This business of "Is the moon there..." is one of the oldest issues known to mankind, and has virtually nothing to do with QM, nor with empirical science. You have your platonic ideals to Hume's extreme skepticism, with which I pretty much agree. As several have pointed out, we observe the moon all the time -- it is, from time-to-time directly visible. When it's not, its gravity has a well defined and well predicted effect on the earth; similarly with the sun, ... Thus it is prudent to assume that the moon is indeed there all the time. Astronauts have confirmed this to a point; during their time their experience told us all that the moon was solid at the surface, was round, ...
The point is that there are other possible configurations, cf. optics and potential theory, that can provide a model of the moon that accounts for what we know of it -- great homework assignment.
So why do we assume the moon is in fact a solid body, much like other planets and moons in the solar system? Its the best Occam game in town. We work with what we call common sense and intuition and assumption -- all of which have changed radically since Plato's time -- sort of like "It's the economy stupid" a memorable statement of recent political affairs.
If you really think about it, there are a huge number of assumptions required to assert that "A is really there" or "B is not there." The key one, to which virtually all of us subscribe, is that there's something out there that generates the signals which we perceive -- and there's no way to find out whether or not that's true, because we rely totally on our perceptions to live, to understand, to do science, and so forth. Over the centuries we have become highly sophisticated, or so we like to think, and we've adopted a perspective on science, made authoritative via Popper's idea of falsification -- hardly a euphonious word --, with which David Hume would agree. And, of course, to date our common assumption of an external world has survived in admirable form. It boils down to: if you cannot observe or measure something by any means, for a short or long time, then you have no empirical way to assert existence during the time of observation -- this is true of legal evidence and reasoning as well as scientific evidence and reasoning. But the assumption of continuity of existence -- including possible alterations by one means or other -- has served us well. But make no mistake: reality is a human invention, a convenient assumption beyond proof.

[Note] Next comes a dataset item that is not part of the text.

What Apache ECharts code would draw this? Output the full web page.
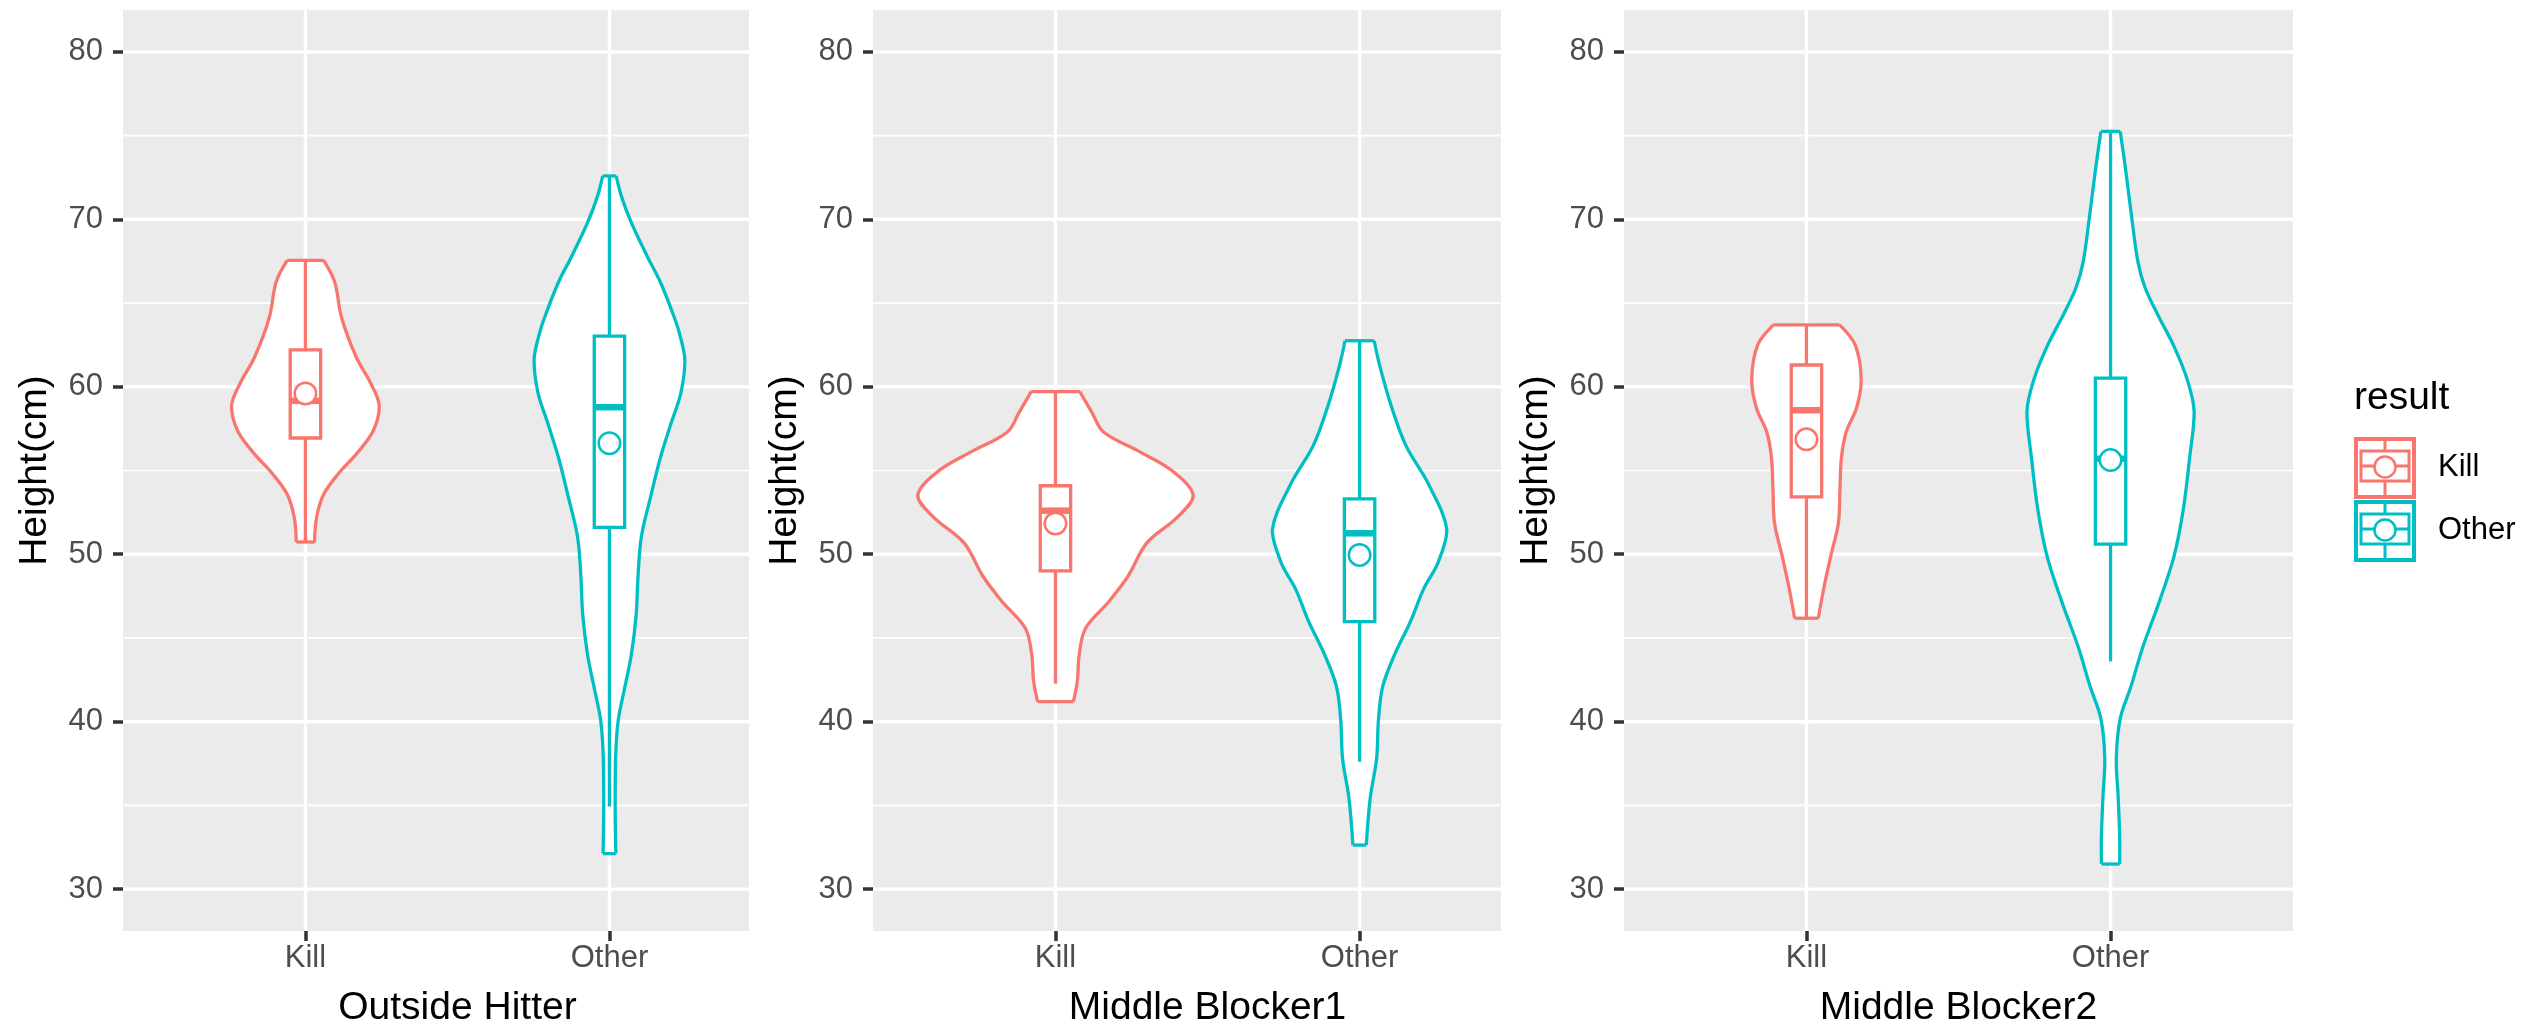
<!DOCTYPE html>
<html>
<head>
<meta charset="utf-8">
<script src="https://cdn.jsdelivr.net/npm/echarts@6/dist/echarts.min.js"></script>
<style>
html,body{margin:0;padding:0;background:#ffffff;}
#chart{width:2526px;height:1024px;}
</style>
</head>
<body>
<div id="chart"></div>
<script>
// ---------------- data ----------------
const panelTitles = ['Outside Hitter', 'Middle Blocker1', 'Middle Blocker2'];
const categories = ['Kill', 'Other'];
const yMajorTicks = [30, 40, 50, 60, 70, 80];
const yMinorTicks = [35, 45, 55, 65, 75];
const yAxisTitle = 'Height(cm)';
const legendTitle = 'result';

// violin outlines: heights (cm, bottom -> top) and half-widths (x units)
const ohKillY  = [50.73, 52.22, 53.58, 54.87, 56.04, 57.37, 58.85, 60.2, 61.78, 64.12, 66.27, 67.55];
const ohKillW  = [0.030, 0.037, 0.060, 0.111, 0.170, 0.223, 0.243, 0.215, 0.167, 0.119, 0.096, 0.060];
const ohOtherY = [32.12, 34.27, 36.0, 38.2, 40.1, 42.1, 44.0, 46.4, 48.7, 51.05, 53.4, 55.73, 57.67, 59.64, 61.58, 63.2, 64.3, 66.27, 67.8, 69.8, 71.34, 72.59];
const ohOtherW = [0.021, 0.019, 0.019, 0.021, 0.029, 0.051, 0.072, 0.088, 0.094, 0.105, 0.135, 0.167, 0.200, 0.235, 0.248, 0.230, 0.210, 0.167, 0.124, 0.072, 0.040, 0.022];

const mb1KillY  = [41.2, 42.45, 44.0, 45.58, 47.16, 48.7, 50.66, 52.2, 53.5, 54.95, 56.1, 57.3, 58.46, 59.71];
const mb1KillW  = [0.059, 0.072, 0.078, 0.099, 0.175, 0.239, 0.300, 0.400, 0.453, 0.386, 0.279, 0.158, 0.120, 0.080];
const mb1OtherY = [32.63, 35.44, 37.8, 40.1, 42.1, 44.0, 45.97, 47.9, 49.5, 51.44, 54.17, 56.5, 58.86, 61.2, 62.75];
const mb1OtherW = [0.022, 0.035, 0.056, 0.062, 0.076, 0.115, 0.167, 0.210, 0.258, 0.287, 0.227, 0.152, 0.104, 0.067, 0.048];

const mb2KillY  = [46.18, 47.97, 49.9, 51.86, 53.8, 55.76, 57.33, 58.7, 60.36, 62.47, 63.7];
const mb2KillW  = [0.039, 0.057, 0.080, 0.105, 0.110, 0.115, 0.131, 0.164, 0.180, 0.161, 0.109];
const mb2OtherY = [31.5, 33.16, 35.5, 37.85, 40.2, 42.1, 44.5, 47.2, 49.9, 52.65, 55.76, 58.5, 60.44, 62.4, 64.35, 65.9, 67.46, 70.2, 72.9, 75.25];
const mb2OtherW = [0.030, 0.030, 0.025, 0.019, 0.032, 0.067, 0.107, 0.161, 0.209, 0.239, 0.260, 0.275, 0.252, 0.209, 0.154, 0.114, 0.090, 0.069, 0.050, 0.032];

// box stats: [lower whisker, Q1, median, Q3, upper whisker]
const ohKillBox   = [50.73, 56.94, 59.16, 62.2, 67.55];
const ohOtherBox  = [34.93, 51.6, 58.78, 63.03, 72.59];
const mb1KillBox  = [42.27, 49.0, 52.6, 54.09, 59.71];
const mb1OtherBox = [37.6, 45.97, 51.25, 53.3, 62.75];
const mb2KillBox  = [46.18, 53.43, 58.6, 61.3, 63.7];
const mb2OtherBox = [43.6, 50.6, 55.7, 60.52, 75.25];

// means [Kill, Other]
const ohMeans  = [59.6, 56.63];
const mb1Means = [51.83, 49.96];
const mb2Means = [56.86, 55.62];

// ---------------- styling / layout ----------------
const colors = ['#F8766D', '#00BFC4'];
const FONT = 'Liberation Sans, Arial, Helvetica, sans-serif';
const panelBg = '#EBEBEB';
const grids = [
  {left: 123, top: 10, width: 626, height: 921},
  {left: 873, top: 10, width: 628, height: 921},
  {left: 1624, top: 10, width: 669, height: 921}
];
const xMaxes = [2.459, 2.465, 2.6];
const boxWidth = 0.1;
const violinLine = 3.3;

const violinSets = [
  [[ohKillY, ohKillW], [ohOtherY, ohOtherW]],
  [[mb1KillY, mb1KillW], [mb1OtherY, mb1OtherW]],
  [[mb2KillY, mb2KillW], [mb2OtherY, mb2OtherW]]
];
const boxSets = [[ohKillBox, ohOtherBox], [mb1KillBox, mb1OtherBox], [mb2KillBox, mb2OtherBox]];
const meanSets = [ohMeans, mb1Means, mb2Means];

function bbox(pts) {
  let x0 = Infinity, y0 = Infinity, x1 = -Infinity, y1 = -Infinity;
  pts.forEach(p => { x0 = Math.min(x0, p[0]); y0 = Math.min(y0, p[1]); x1 = Math.max(x1, p[0]); y1 = Math.max(y1, p[1]); });
  return [[x0, y0], [x1, y1]];
}

function violinRenderer(p) {
  return function (params, api) {
    const c = params.dataIndex;
    const ys = violinSets[p][c][0], ws = violinSets[p][c][1];
    const cx = api.value(0);
    const L = ys.map((y, i) => api.coord([cx - ws[i], y]));
    const R = ys.map((y, i) => api.coord([cx + ws[i], y]));
    const n = ys.length;
    const all = L.concat(R.slice().reverse());
    const bb = bbox(all);
    const st = {stroke: colors[c], lineWidth: violinLine, fill: null, lineJoin: 'round'};
    return {
      type: 'group',
      children: [
        {type: 'polygon', shape: {points: all, smooth: 0.35, smoothConstraint: bb}, style: {fill: '#ffffff', stroke: null}},
        {type: 'polyline', shape: {points: L, smooth: 0.35, smoothConstraint: bb}, style: st},
        {type: 'polyline', shape: {points: R, smooth: 0.35, smoothConstraint: bb}, style: st},
        {type: 'line', shape: {x1: L[0][0], y1: L[0][1], x2: R[0][0], y2: R[0][1]}, style: st},
        {type: 'line', shape: {x1: L[n - 1][0], y1: L[n - 1][1], x2: R[n - 1][0], y2: R[n - 1][1]}, style: st}
      ]
    };
  };
}

function boxRenderer(p) {
  return function (params, api) {
    const c = params.dataIndex;
    const b = boxSets[p][c];
    const cx = api.value(0);
    const lo = api.coord([cx, b[0]]);
    const q1 = api.coord([cx - boxWidth / 2, b[1]]);
    const md = api.coord([cx - boxWidth / 2, b[2]]);
    const mdR = api.coord([cx + boxWidth / 2, b[2]]);
    const q3 = api.coord([cx + boxWidth / 2, b[3]]);
    const hi = api.coord([cx, b[4]]);
    const col = colors[c];
    const ln = {stroke: col, lineWidth: 3.3};
    return {
      type: 'group',
      children: [
        {type: 'line', shape: {x1: lo[0], y1: lo[1], x2: lo[0], y2: q1[1]}, style: ln},
        {type: 'line', shape: {x1: hi[0], y1: q3[1], x2: hi[0], y2: hi[1]}, style: ln},
        {type: 'rect', shape: {x: q1[0], y: q3[1], width: q3[0] - q1[0], height: q1[1] - q3[1]}, style: {fill: '#ffffff', stroke: col, lineWidth: 3.3}},
        {type: 'line', shape: {x1: md[0], y1: md[1], x2: mdR[0], y2: md[1]}, style: {stroke: col, lineWidth: 6.5}}
      ]
    };
  };
}

function gridRenderer(params, api) {
  const kind = api.value(0), v = api.value(1);
  const cs = params.coordSys;
  if (kind === 2) {
    const x = api.coord([v, 50])[0];
    return {type: 'line', shape: {x1: x, y1: cs.y, x2: x, y2: cs.y + cs.height}, style: {stroke: '#ffffff', lineWidth: 3.4}};
  }
  const y = api.coord([1, v])[1];
  return {type: 'line', shape: {x1: cs.x, y1: y, x2: cs.x + cs.width, y2: y}, style: {stroke: '#ffffff', lineWidth: kind === 0 ? 3.4 : 1.7}};
}

const series = [];
const catPositions = categories.map((_, i) => i + 1);
panelTitles.forEach((_, p) => {
  const gridData = yMajorTicks.map(v => [0, v]).concat(yMinorTicks.map(v => [1, v])).concat(catPositions.map(v => [2, v]));
  series.push({type: 'custom', xAxisIndex: p, yAxisIndex: p, z: 1, silent: true, clip: false,
    data: gridData, renderItem: gridRenderer});
  series.push({type: 'custom', xAxisIndex: p, yAxisIndex: p, z: 2, silent: true,
    data: catPositions.map(v => [v, 50]), renderItem: violinRenderer(p)});
  series.push({type: 'custom', xAxisIndex: p, yAxisIndex: p, z: 3, silent: true,
    data: catPositions.map(v => [v, 50]), renderItem: boxRenderer(p)});
  series.push({type: 'scatter', xAxisIndex: p, yAxisIndex: p, z: 4, silent: true,
    symbol: 'circle', symbolSize: 21.5,
    itemStyle: {opacity: 1},
    data: meanSets[p].map((m, c) => ({value: [c + 1, m], itemStyle: {color: '#ffffff', borderColor: colors[c], borderWidth: 2.5, opacity: 1}})),
    emphasis: {disabled: true}});
});

const graphics = [];
grids.forEach((g, p) => {
  const fullW = (2.6 - 0.4) * g.width / (xMaxes[p] - 0.4);
  graphics.push({type: 'text', x: g.left + fullW / 2, y: 1008, silent: true,
    style: {text: panelTitles[p], font: '39px ' + FONT, fill: '#000000', align: 'center', verticalAlign: 'middle'}});
  graphics.push({type: 'text', x: g.left - 88, y: g.top + g.height / 2, rotation: Math.PI / 2, silent: true,
    style: {text: yAxisTitle, font: '39px ' + FONT, fill: '#000000', align: 'center', verticalAlign: 'middle'}});
});
// legend
graphics.push({type: 'text', x: 2354, y: 398, silent: true,
  style: {text: legendTitle, font: '39px ' + FONT, fill: '#000000', align: 'left', verticalAlign: 'middle'}});
const keyTops = [437, 500];
categories.forEach((cat, c) => {
  const top = keyTops[c];
  const col = colors[c];
  const cxk = 2385, cyk = top + 29;
  graphics.push({type: 'rect', silent: true, shape: {x: 2356, y: top + 2, width: 58, height: 58}, style: {fill: '#ffffff', stroke: col, lineWidth: 4}});
  graphics.push({type: 'line', silent: true, shape: {x1: cxk, y1: top + 3, x2: cxk, y2: top + 59}, style: {stroke: col, lineWidth: 3}});
  graphics.push({type: 'rect', silent: true, shape: {x: 2361, y: cyk - 15, width: 48, height: 30}, style: {fill: '#ffffff', stroke: col, lineWidth: 3}});
  graphics.push({type: 'line', silent: true, shape: {x1: 2361, y1: cyk, x2: 2409, y2: cyk}, style: {stroke: col, lineWidth: 3}});
  graphics.push({type: 'circle', silent: true, shape: {cx: cxk, cy: cyk + 1, r: 10.5}, style: {fill: '#ffffff', stroke: col, lineWidth: 2.5}});
  graphics.push({type: 'text', silent: true, x: 2438, y: cyk + 1,
    style: {text: cat, font: '31px ' + FONT, fill: '#000000', align: 'left', verticalAlign: 'middle'}});
});

const option = {
  animation: false,
  backgroundColor: '#ffffff',
  grid: grids.map(g => Object.assign({show: true, backgroundColor: panelBg, borderWidth: 0, containLabel: false}, g)),
  xAxis: grids.map((g, p) => ({
    type: 'value', gridIndex: p, min: 0.4, max: xMaxes[p],
    axisLine: {show: false},
    axisTick: {show: true, customValues: catPositions, length: 10, lineStyle: {color: '#333333', width: 3.5}},
    axisLabel: {show: true, customValues: catPositions, margin: 12, fontSize: 31, fontFamily: FONT, color: '#4D4D4D',
      formatter: v => categories[Math.round(v) - 1] || ''},
    splitLine: {show: false}
  })),
  yAxis: grids.map((g, p) => ({
    type: 'value', gridIndex: p, min: 27.5, max: 82.5,
    axisLine: {show: false},
    axisTick: {show: true, customValues: yMajorTicks, length: 10, lineStyle: {color: '#333333', width: 3.5}},
    axisLabel: {show: true, customValues: yMajorTicks, margin: 20, fontSize: 31, fontFamily: FONT, color: '#4D4D4D',
      formatter: v => (v % 10 === 0 ? String(v) : '')},
    splitLine: {show: false}
  })),
  graphic: graphics,
  series: series
};

const chart = echarts.init(document.getElementById('chart'), null, {renderer: 'canvas'});
chart.setOption(option);
</script>
</body>
</html>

Schrödinger's Cat? Perhaps I'll drum myself of the respectable scientific community, but I have never understood "the problem" since I first heard of it many years ago. In no small measure, my take on this matter has been fortified by many years of day-to-day work with statistics and probability, which I've also taught at the undergraduate level. If you don't know, you don't know. Of course I work with the assumption that we have yet to encounter a cat which in, other than some mystical or a specific medical sense, simultaneously is alive and dead. Why in the world would we assume the cat's state in Schrödinger's experiment takes on a wholly different aspect than one we see in the "real" world? Cats, humans, other animals are either alive or dead -- except, perhaps in unusual medical circumstances -- are either alive or dead. There is, certainly, a probability that the cat is either alive or dead, the two allowed states. And the probability is conditioned on the state of the radioactive system, which does or does not decay. To me, standard probability theory does an Occam-like job with Schrödinger's cat.(Not dissimilar to assuming, in an unwatched horse race, that A won, because just before crossing the finishing line B stopped and tried to turn around. Arguably this could happen, but...)
Suppose you did many EPR experiments with detectors at different distances from the source, or many scattering experiments with detectors spanning the space allowed to the scattered particle. (I mean one set of counters per experiment; not multiple scattering configurations.) You, of course, will find events in different configurations, and different places. That is you will map out the density of events in the appropriate configuration space, and thus you will map out the probability of events. This approach is equally valid in the classical and quantum worlds --measure and count. (Recall that the low energy cross section for charged particle scattering, the Rutherford cross section, is equally valid classically and quantum mechanically. Granted, this scattering phenomena occupies a small portion of the space of all possible scattering experiments. Nonetheless it is suggestive that a straightforward application of basic probability to such low energy scattering is quite appropriate.)
Finally, the results discussed above, define perfectly additive measures, as do all spaces of disjoint events -- a single measurement cannot simultaneously give both a spin up and a spin down result. For a basic probability measure to exist, discrete or continuous or mixed, an additive measure is necessary and sufficient. Thus, a global perspective puts QM on a standard probability basis, and therefore allows a "knowledge interpretation", a la Sir Rudolph Peierls.